** WHAT TO PRODUCE **
Your task is to gather the lines below that hold the string "this".

** INPUT ROWS **
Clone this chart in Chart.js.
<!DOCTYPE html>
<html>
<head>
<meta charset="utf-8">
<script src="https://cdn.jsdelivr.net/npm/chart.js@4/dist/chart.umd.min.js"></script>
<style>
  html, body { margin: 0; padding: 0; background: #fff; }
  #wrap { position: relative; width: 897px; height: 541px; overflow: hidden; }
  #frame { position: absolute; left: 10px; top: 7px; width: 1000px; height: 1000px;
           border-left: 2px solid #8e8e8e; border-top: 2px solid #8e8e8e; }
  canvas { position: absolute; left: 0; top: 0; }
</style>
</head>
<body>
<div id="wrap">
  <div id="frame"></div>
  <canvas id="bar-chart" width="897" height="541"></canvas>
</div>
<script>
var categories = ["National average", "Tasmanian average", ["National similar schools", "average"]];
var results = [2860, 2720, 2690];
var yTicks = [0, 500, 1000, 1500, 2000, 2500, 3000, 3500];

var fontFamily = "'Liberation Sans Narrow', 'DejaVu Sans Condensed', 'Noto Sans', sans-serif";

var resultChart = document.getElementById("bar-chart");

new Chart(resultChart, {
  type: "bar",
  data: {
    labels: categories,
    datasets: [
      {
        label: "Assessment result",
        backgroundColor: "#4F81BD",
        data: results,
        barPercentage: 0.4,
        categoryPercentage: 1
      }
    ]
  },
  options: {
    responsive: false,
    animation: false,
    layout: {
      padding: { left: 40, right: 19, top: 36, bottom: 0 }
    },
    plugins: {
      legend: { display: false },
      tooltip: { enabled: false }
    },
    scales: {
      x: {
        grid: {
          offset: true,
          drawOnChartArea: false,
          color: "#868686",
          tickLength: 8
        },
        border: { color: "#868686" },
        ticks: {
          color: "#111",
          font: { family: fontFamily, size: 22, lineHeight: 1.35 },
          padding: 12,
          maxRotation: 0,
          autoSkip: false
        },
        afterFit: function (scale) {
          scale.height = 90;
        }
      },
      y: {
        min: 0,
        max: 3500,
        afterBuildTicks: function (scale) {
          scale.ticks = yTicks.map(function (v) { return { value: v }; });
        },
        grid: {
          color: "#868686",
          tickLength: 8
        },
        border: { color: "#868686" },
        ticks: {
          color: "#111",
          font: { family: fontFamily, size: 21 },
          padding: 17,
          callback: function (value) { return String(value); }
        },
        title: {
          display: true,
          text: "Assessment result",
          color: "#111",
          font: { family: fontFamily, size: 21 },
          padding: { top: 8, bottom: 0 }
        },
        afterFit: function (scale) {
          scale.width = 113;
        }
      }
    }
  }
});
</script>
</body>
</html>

---

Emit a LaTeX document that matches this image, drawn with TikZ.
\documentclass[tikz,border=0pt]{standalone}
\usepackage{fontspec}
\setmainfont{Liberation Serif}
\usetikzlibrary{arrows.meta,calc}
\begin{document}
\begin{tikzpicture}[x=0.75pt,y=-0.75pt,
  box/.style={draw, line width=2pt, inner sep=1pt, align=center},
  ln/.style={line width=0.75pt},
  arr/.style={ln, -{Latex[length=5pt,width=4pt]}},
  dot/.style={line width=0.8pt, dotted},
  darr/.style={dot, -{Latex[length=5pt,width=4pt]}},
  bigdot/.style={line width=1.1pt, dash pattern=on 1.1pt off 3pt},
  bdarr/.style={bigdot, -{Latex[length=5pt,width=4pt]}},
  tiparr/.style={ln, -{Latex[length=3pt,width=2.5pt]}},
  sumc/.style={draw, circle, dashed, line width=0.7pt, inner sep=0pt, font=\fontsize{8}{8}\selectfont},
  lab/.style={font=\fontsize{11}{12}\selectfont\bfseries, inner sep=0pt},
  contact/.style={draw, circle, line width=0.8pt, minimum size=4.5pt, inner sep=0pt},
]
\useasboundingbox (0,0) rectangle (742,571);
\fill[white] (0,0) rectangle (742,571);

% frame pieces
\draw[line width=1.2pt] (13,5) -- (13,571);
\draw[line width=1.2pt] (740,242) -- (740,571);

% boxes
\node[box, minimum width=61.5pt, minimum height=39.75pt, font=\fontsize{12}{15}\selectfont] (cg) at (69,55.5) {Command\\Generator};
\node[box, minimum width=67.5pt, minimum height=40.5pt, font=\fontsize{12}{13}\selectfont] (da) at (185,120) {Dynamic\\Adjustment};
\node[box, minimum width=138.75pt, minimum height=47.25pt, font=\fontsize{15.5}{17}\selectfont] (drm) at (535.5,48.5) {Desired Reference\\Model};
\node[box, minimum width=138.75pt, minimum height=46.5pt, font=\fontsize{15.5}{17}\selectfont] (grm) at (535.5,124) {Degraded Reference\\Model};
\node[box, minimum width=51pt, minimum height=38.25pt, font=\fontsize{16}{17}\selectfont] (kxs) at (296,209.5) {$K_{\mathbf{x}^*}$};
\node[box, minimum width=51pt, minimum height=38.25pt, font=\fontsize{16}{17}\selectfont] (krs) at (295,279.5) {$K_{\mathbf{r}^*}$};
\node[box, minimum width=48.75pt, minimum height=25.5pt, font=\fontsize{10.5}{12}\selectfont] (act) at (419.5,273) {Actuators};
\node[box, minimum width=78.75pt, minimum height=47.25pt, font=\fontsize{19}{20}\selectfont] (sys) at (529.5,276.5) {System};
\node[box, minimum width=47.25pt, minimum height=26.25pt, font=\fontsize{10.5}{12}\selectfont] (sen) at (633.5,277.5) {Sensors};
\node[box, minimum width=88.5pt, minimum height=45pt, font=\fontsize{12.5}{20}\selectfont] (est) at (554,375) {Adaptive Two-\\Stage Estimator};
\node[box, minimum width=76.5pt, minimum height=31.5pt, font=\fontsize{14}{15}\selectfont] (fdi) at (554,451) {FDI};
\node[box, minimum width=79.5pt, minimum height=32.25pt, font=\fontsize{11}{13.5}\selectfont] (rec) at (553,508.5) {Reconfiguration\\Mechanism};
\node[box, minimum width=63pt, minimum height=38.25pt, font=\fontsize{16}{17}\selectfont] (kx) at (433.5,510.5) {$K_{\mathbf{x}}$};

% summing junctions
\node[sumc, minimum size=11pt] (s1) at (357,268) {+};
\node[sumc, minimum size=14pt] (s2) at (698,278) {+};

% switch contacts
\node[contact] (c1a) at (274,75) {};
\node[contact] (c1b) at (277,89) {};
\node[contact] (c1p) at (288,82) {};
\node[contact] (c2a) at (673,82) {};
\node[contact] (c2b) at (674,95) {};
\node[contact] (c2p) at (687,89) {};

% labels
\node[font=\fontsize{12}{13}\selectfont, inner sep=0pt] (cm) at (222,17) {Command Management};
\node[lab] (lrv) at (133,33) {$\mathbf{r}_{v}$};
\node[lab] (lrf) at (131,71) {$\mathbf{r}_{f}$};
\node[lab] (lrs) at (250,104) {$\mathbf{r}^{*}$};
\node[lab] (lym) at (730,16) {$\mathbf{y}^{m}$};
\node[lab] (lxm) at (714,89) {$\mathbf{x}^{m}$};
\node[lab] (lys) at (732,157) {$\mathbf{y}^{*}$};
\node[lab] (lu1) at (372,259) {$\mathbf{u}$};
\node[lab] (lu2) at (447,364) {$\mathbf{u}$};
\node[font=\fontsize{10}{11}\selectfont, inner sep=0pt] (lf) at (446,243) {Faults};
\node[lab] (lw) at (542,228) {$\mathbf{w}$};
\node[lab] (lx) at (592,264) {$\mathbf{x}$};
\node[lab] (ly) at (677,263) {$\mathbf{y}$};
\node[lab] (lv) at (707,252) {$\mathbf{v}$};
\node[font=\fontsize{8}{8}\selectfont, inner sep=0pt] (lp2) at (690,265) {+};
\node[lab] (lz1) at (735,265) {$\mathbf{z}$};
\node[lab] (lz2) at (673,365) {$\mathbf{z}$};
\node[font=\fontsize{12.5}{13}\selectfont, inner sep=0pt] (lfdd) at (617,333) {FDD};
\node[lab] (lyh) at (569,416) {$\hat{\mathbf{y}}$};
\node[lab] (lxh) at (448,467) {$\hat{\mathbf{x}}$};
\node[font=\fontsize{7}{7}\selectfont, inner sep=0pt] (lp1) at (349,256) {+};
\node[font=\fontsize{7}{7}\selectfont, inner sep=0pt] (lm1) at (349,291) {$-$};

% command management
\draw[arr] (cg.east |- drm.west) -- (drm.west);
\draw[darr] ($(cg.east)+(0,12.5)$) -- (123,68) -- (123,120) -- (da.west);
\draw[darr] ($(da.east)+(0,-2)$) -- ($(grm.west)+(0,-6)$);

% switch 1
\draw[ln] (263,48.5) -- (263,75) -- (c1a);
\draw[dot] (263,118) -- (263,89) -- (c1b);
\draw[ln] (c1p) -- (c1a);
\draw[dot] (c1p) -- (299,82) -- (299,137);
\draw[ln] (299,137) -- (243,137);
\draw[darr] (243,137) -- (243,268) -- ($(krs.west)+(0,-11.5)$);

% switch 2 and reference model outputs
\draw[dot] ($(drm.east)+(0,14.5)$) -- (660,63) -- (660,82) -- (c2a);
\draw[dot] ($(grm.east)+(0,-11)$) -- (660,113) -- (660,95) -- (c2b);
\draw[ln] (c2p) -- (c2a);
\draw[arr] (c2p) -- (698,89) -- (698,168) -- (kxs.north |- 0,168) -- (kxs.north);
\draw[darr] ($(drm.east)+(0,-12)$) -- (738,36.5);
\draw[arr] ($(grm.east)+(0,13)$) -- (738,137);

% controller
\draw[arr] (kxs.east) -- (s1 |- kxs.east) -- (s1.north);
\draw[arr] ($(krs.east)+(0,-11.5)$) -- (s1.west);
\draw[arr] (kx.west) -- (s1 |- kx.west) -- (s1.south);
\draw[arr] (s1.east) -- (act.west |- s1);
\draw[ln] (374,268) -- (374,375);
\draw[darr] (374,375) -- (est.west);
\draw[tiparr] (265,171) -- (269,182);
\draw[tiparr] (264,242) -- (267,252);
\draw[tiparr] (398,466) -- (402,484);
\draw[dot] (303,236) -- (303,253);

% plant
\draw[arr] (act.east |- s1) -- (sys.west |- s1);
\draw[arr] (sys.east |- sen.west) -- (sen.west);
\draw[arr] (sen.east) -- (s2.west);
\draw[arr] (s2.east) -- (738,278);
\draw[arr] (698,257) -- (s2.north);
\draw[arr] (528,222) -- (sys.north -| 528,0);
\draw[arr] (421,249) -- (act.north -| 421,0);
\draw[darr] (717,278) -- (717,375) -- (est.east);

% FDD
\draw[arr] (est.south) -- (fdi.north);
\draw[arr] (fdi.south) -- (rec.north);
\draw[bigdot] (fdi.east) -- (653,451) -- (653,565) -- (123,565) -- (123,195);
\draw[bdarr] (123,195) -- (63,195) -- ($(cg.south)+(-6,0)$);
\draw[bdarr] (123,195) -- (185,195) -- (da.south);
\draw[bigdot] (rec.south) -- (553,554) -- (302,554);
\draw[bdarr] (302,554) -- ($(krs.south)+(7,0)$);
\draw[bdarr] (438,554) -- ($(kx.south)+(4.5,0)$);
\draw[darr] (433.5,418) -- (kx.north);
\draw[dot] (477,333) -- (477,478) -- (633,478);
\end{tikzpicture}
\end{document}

** ANSWER TO THE TASK **
Clone this chart in Chart.js.
Emit a LaTeX document that matches this image, drawn with TikZ.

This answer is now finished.